* **PROVIDED RECORDS**
* BEGIN *

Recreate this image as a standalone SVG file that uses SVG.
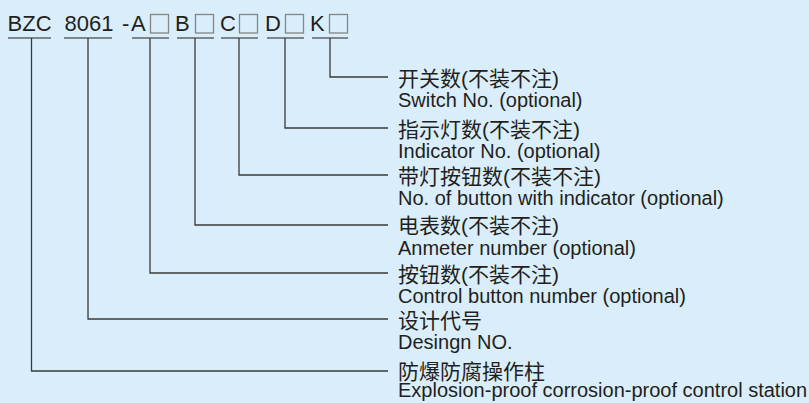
<svg xmlns="http://www.w3.org/2000/svg" width="809" height="403" viewBox="0 0 809 403">
  <style>
    .code { font-family: "Liberation Sans", Arial, sans-serif; font-size: 22px; fill: #231f20; }
    .zh { font-family: "Liberation Sans", "Noto Sans CJK SC", sans-serif; font-size: 21px; fill: #231f20; }
    .en { font-family: "Liberation Sans", Arial, sans-serif; font-size: 20px; fill: #231f20; }
    .ul { stroke: #231f20; stroke-width: 1.2; fill: none; }
    .box { stroke: #858585; stroke-width: 1.3; fill: none; }
    .conn { stroke: #3a3a3a; stroke-width: 1.3; fill: none; }
  </style>
  <rect width="809" height="403" fill="#d9eefa"/>

  <g id="code">
    <text class="code" x="7.6" y="31">BZC</text>
    <text class="code" x="64.5" y="31">8061</text>
    <text class="code" x="122" y="31">-</text>
    <text class="code" x="131" y="31">A</text>
    <text class="code" x="175" y="31">B</text>
    <text class="code" x="220" y="31">C</text>
    <text class="code" x="265" y="31">D</text>
    <text class="code" x="310" y="31">K</text>
    <rect class="box" x="150.5" y="14.5" width="18" height="18.5"/>
    <rect class="box" x="195.5" y="14.5" width="18" height="18.5"/>
    <rect class="box" x="239.5" y="14.5" width="18" height="18.5"/>
    <rect class="box" x="285.5" y="14.5" width="18" height="18.5"/>
    <rect class="box" x="329.5" y="14.5" width="18" height="18.5"/>
    <path class="ul" d="M8,38H51 M64,38H112 M132,38H169 M177,38H214 M221,38H258 M267,38H304 M312,38H348"/>
  </g>

  <g id="connectors">
    <path class="conn" d="M330,38V77H388"/>
    <path class="conn" d="M285,38V128H388"/>
    <path class="conn" d="M239,38V175H388"/>
    <path class="conn" d="M195,38V225H388"/>
    <path class="conn" d="M150,38V273H388"/>
    <path class="conn" d="M88,38V319H388"/>
    <path class="conn" d="M31.5,38V371H388"/>
  </g>

  <g id="switch">
    <text class="zh" x="398" y="86">开关数(不装不注)</text>
    <text class="en" x="398" y="107">Switch No. (optional)</text>
  </g>
  <g id="indicator">
    <text class="zh" x="398" y="137">指示灯数(不装不注)</text>
    <text class="en" x="398" y="158">Indicator No. (optional)</text>
  </g>
  <g id="button-indicator">
    <text class="zh" x="398" y="184">带灯按钮数(不装不注)</text>
    <text class="en" x="398" y="205">No. of button with indicator (optional)</text>
  </g>
  <g id="anmeter">
    <text class="zh" x="398" y="233">电表数(不装不注)</text>
    <text class="en" x="398" y="254.5">Anmeter number  (optional)</text>
  </g>
  <g id="control-button">
    <text class="zh" x="398" y="282">按钮数(不装不注)</text>
    <text class="en" x="398" y="303">Control button number (optional)</text>
  </g>
  <g id="design">
    <text class="zh" x="398" y="328">设计代号</text>
    <text class="en" x="398" y="349">Desingn NO.</text>
  </g>
  <g id="station">
    <text class="zh" x="398" y="379">防爆防腐操作柱</text>
    <text class="en" x="398" y="397">Explosion-proof corrosion-proof control station</text>
  </g>
</svg>
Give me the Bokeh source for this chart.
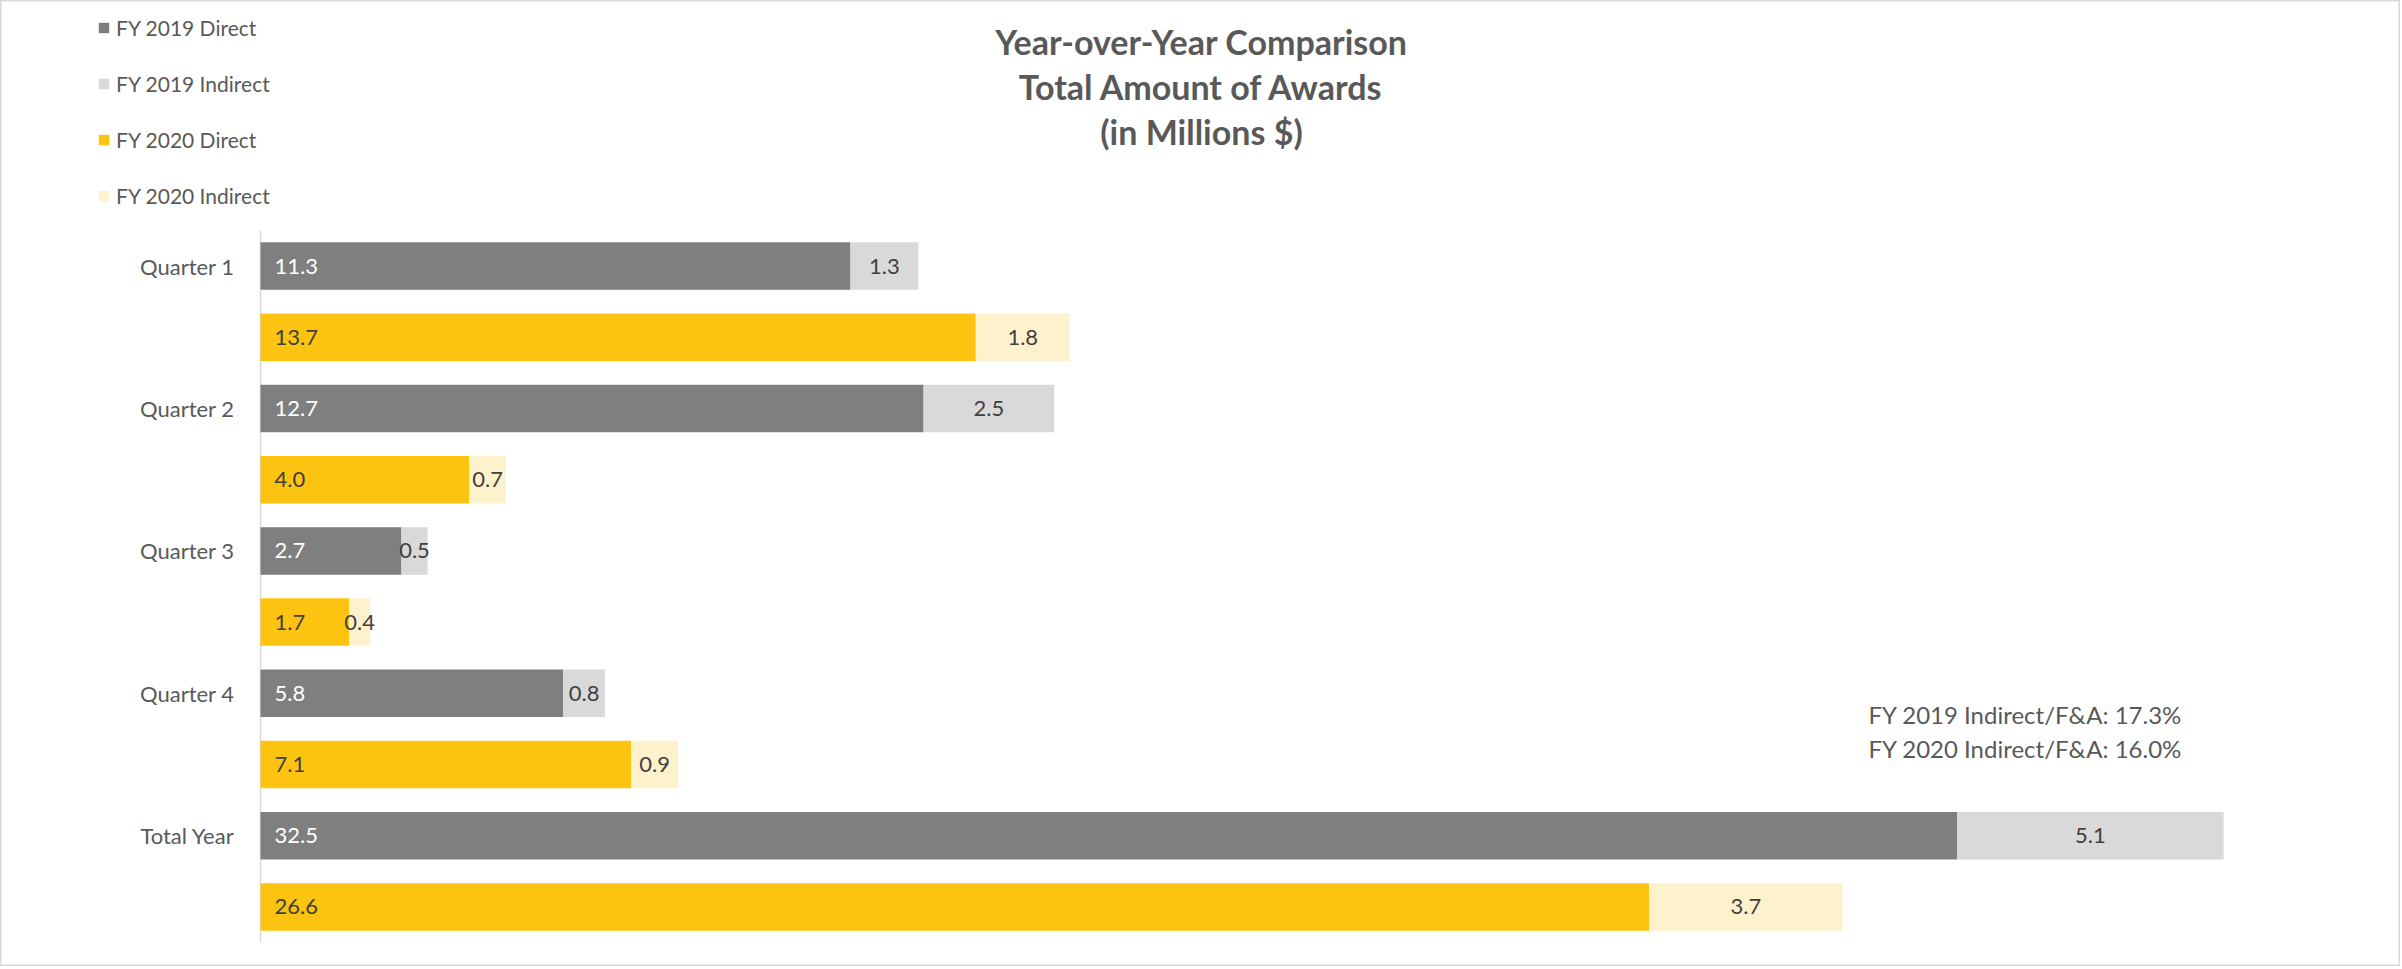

* END *

* **TASK**
Collect each line containing the string "this".

* **EXERCISE RESULT**
Recreate this image as a standalone SVG file that uses SVG.
Give me the Bokeh source for this chart.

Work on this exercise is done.